- Developer: Road to Vostok
- Publisher: Road to Vostok
- Designer: Antti Leinonen
- Engine: Godot
- Platform: Windows
- Release: 7 April 2026 (Early Access)
- Genres: First-person shooter, survival game
- Mode: Single-player

= Road to Vostok =

Early access video game

Road to Vostok is a Finnish first-person indie survival game developed by Antti Leinonen. The game is set in a post-apocalyptic scenario, centered on the border between Finland and Russia. The player sets off on a journey eastward with the main goal of survival.

The game was released into early access on April 7, 2026. It has received positive reception.

==Story==
An explosion in the Port of Hamina on Midsummer's Eve releases chemicals into the air, causing an environmental disaster. The entire Kymenlaakso region has to be evacuated. The region, currently known as Area 05, is preparing for the border crossing, but the disaster has triggered a conflict in the border area, and the border area is being monitored by Frontex, the European Border and Coast Guard Agency.

== Gameplay ==

The player's dangerous journey takes, among other things, along the devastated Highway 7 (E18).
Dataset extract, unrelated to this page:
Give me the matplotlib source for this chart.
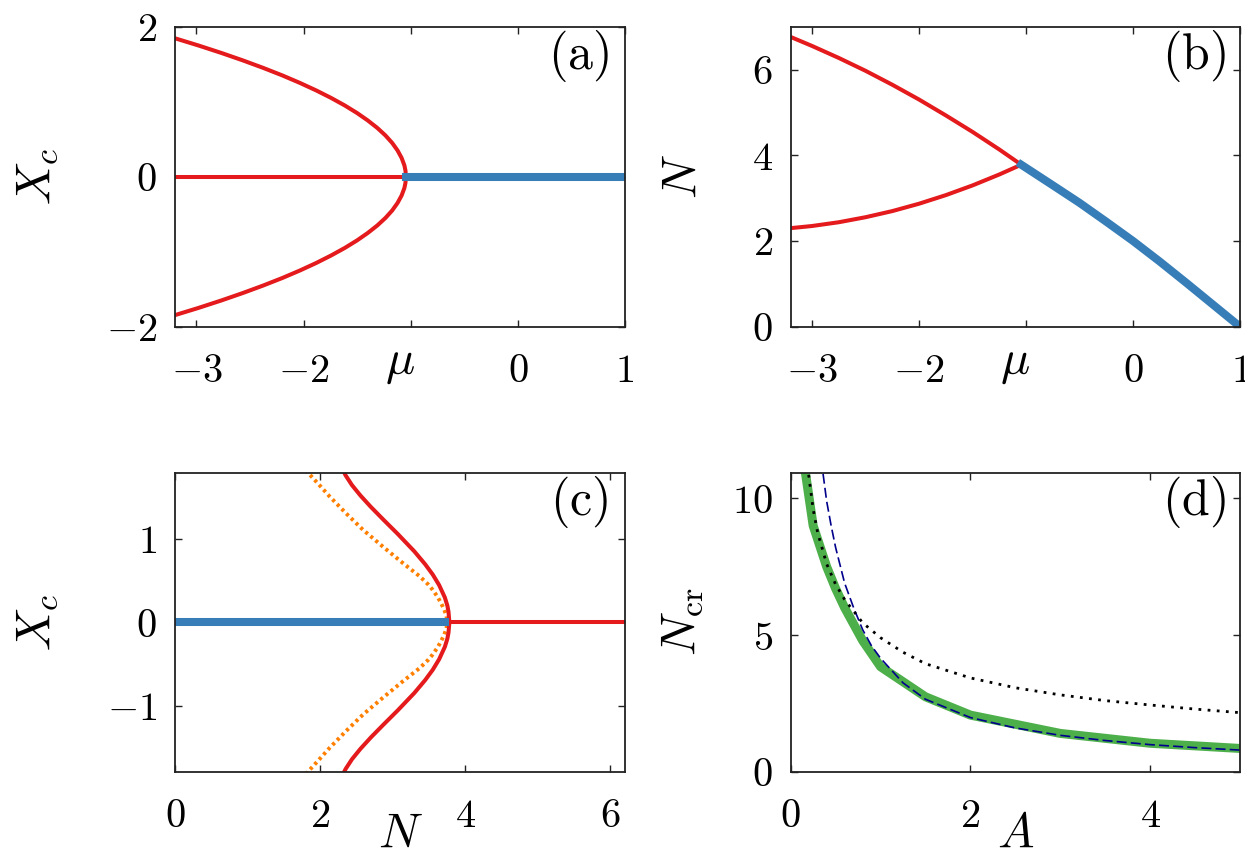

The player's task is to collect various equipment, weapons, and food, and use them to survive as they progress through the border zone and reach Vostok. The game involves equipping your own base and defending yourself from enemies. The game is also known for not holding the player's hand, but instead making the player survive as best they can on their own. As well, the game features a permadeath mechanic once the player enters Vostok, which results in all progress being lost upon death.

=== Maps ===

There are currently 7 maps split into 3 regions in the early access version, with a new map planned with each major update.

Area 05
- Village
- Highway
- School
- Outpost

Border Zone
- Minefield

Vostok
- Apartments
- Terminal

== Development ==
According to Leinonen, the idea for the game was born in 2012. The inspiration behind it was his own childhood town of Hamina and southeastern Finland. The game's name, Road to Vostok, came from Highway 7, which runs through Hamina, and is the "road to east" leading to the Russian border.

The development of the game was well documented with Leinonen publishing frequent dev logs on the official Road to Vostok YouTube channel. He also communicated with interested fans on his Patreon. Leinonen collaborated with Varusteleka, a Finnish company specializing in the sale of military equipment, on a limited edition of game-themed fabric badges, which sold for over €15,000. In addition, Leinonen made sponsored videos, gave seminar talks, and attended lectures.
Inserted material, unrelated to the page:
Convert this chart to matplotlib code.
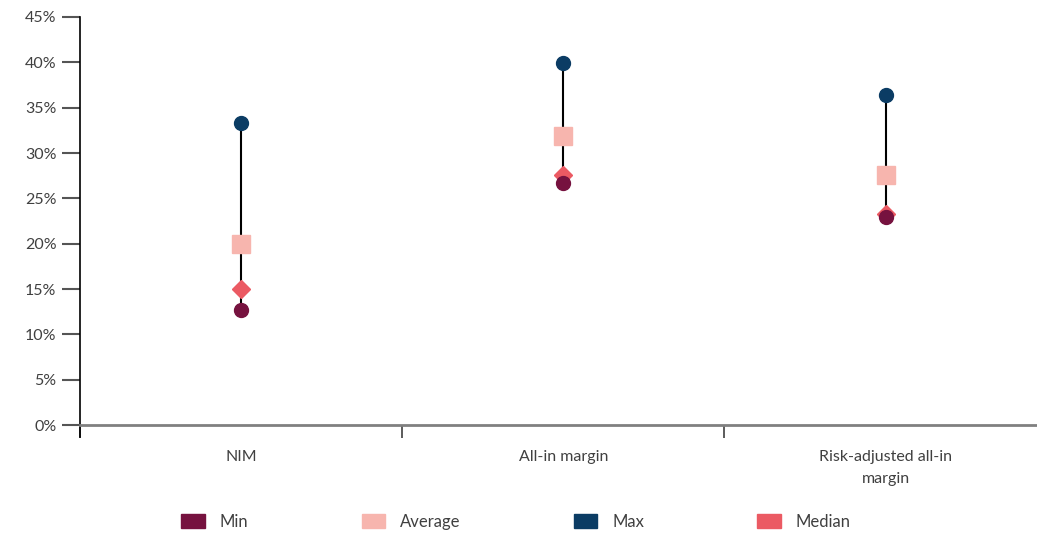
import matplotlib
matplotlib.use('Agg')
import matplotlib.pyplot as plt
from matplotlib.patches import Patch

plt.rcParams['font.family'] = ['Lato', 'DejaVu Sans']

categories = ['NIM', 'All-in margin', 'Risk-adjusted all-in\nmargin']
min_vals = [12.7, 26.7, 23.0]
avg_vals = [20.0, 31.9, 27.6]
max_vals = [33.3, 39.9, 36.4]
median_vals = [15.0, 27.6, 23.3]

c_min = '#76123F'
c_avg = '#F7B5AE'
c_max = '#0B3C64'
c_med = '#EB5A63'
txt = '#404040'

fig = plt.figure(figsize=(10.37, 5.33), dpi=100)
ax = fig.add_axes([80 / 1037, (533 - 437) / 533, 957 / 1037, (437 - 17) / 533])

x = list(range(len(categories)))
ax.vlines(x, min_vals, max_vals, color='black', lw=1.5, zorder=1)
ax.plot(x, max_vals, 'o', color=c_max, ms=10, zorder=3)
ax.plot(x, avg_vals, 's', color=c_avg, ms=13.5, zorder=3)
ax.plot(x, median_vals, 'D', color=c_med, ms=9.5, zorder=3)
ax.plot(x, min_vals, 'o', color=c_min, ms=10, zorder=4)

ax.set_ylim(-1.3, 45)
ax.set_xlim(-0.5, 2.47)
ax.set_yticks(range(0, 50, 5))
ax.set_yticklabels([f'{v}%' for v in range(0, 50, 5)])

ax.spines['top'].set_visible(False)
ax.spines['right'].set_visible(False)
ax.spines['left'].set_color('black')
ax.spines['left'].set_linewidth(1.2)
ax.spines['bottom'].set_position(('data', 0))
ax.spines['bottom'].set_color('#808080')
ax.spines['bottom'].set_linewidth(2)

ax.set_xticks([-0.5, 0.5, 1.5])
ax.set_xticklabels([])
ax.set_xticks(x, minor=True)
ax.set_xticklabels(categories, minor=True, linespacing=1.7)
ax.tick_params(axis='x', which='major', length=9, width=1.2, color='#404040', direction='out')
ax.tick_params(axis='x', which='minor', length=0, pad=18, labelsize=11.5, labelcolor=txt)
ax.tick_params(axis='y', length=13, width=1.5, color='#555555', labelsize=11.5, labelcolor=txt, pad=4)

handles = [Patch(color=c_min, label='Min'), Patch(color=c_avg, label='Average'),
           Patch(color=c_max, label='Max'), Patch(color=c_med, label='Median')]
fig.legend(handles=handles, loc='center', bbox_to_anchor=(516 / 1037, 1 - 522 / 533), ncol=4,
           frameon=False, fontsize=12, labelcolor=txt, handlelength=1.4, handleheight=0.9,
           columnspacing=6.8, handletextpad=0.9)

fig.savefig('out.png', dpi=100)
Originally the game was being developed in the Unity engine, but due to Unity's controversial runtime fee in September 2023, Leinonen chose to port the game to Godot.

A free demo version of the game was released on Steam in March 2024, where players could test the game's features. The demo has been downloaded over 1.1 million times.

An early access version of the game released on April 7, 2026.

== Reception ==
The game has been a sales success reaching over 180,000 copies sold in the first week and has received highly positive user reviews, with players highlighting its realistic gun mechanics, tense atmosphere, and unforgiving survival systems as standout features. In its release week, Road to Vostok was the 13th best-selling game on Steam worldwide in terms of revenue.

According to Leinonen, this early success has "secured the entire development roadmap for the future," and he promised that the proceeds from early access will be used for the further development and finishing of Road to Vostok, also considering hiring assistants.

In 2023, the game was awarded the Creative Achievement of the Year at the Finnish Game Awards.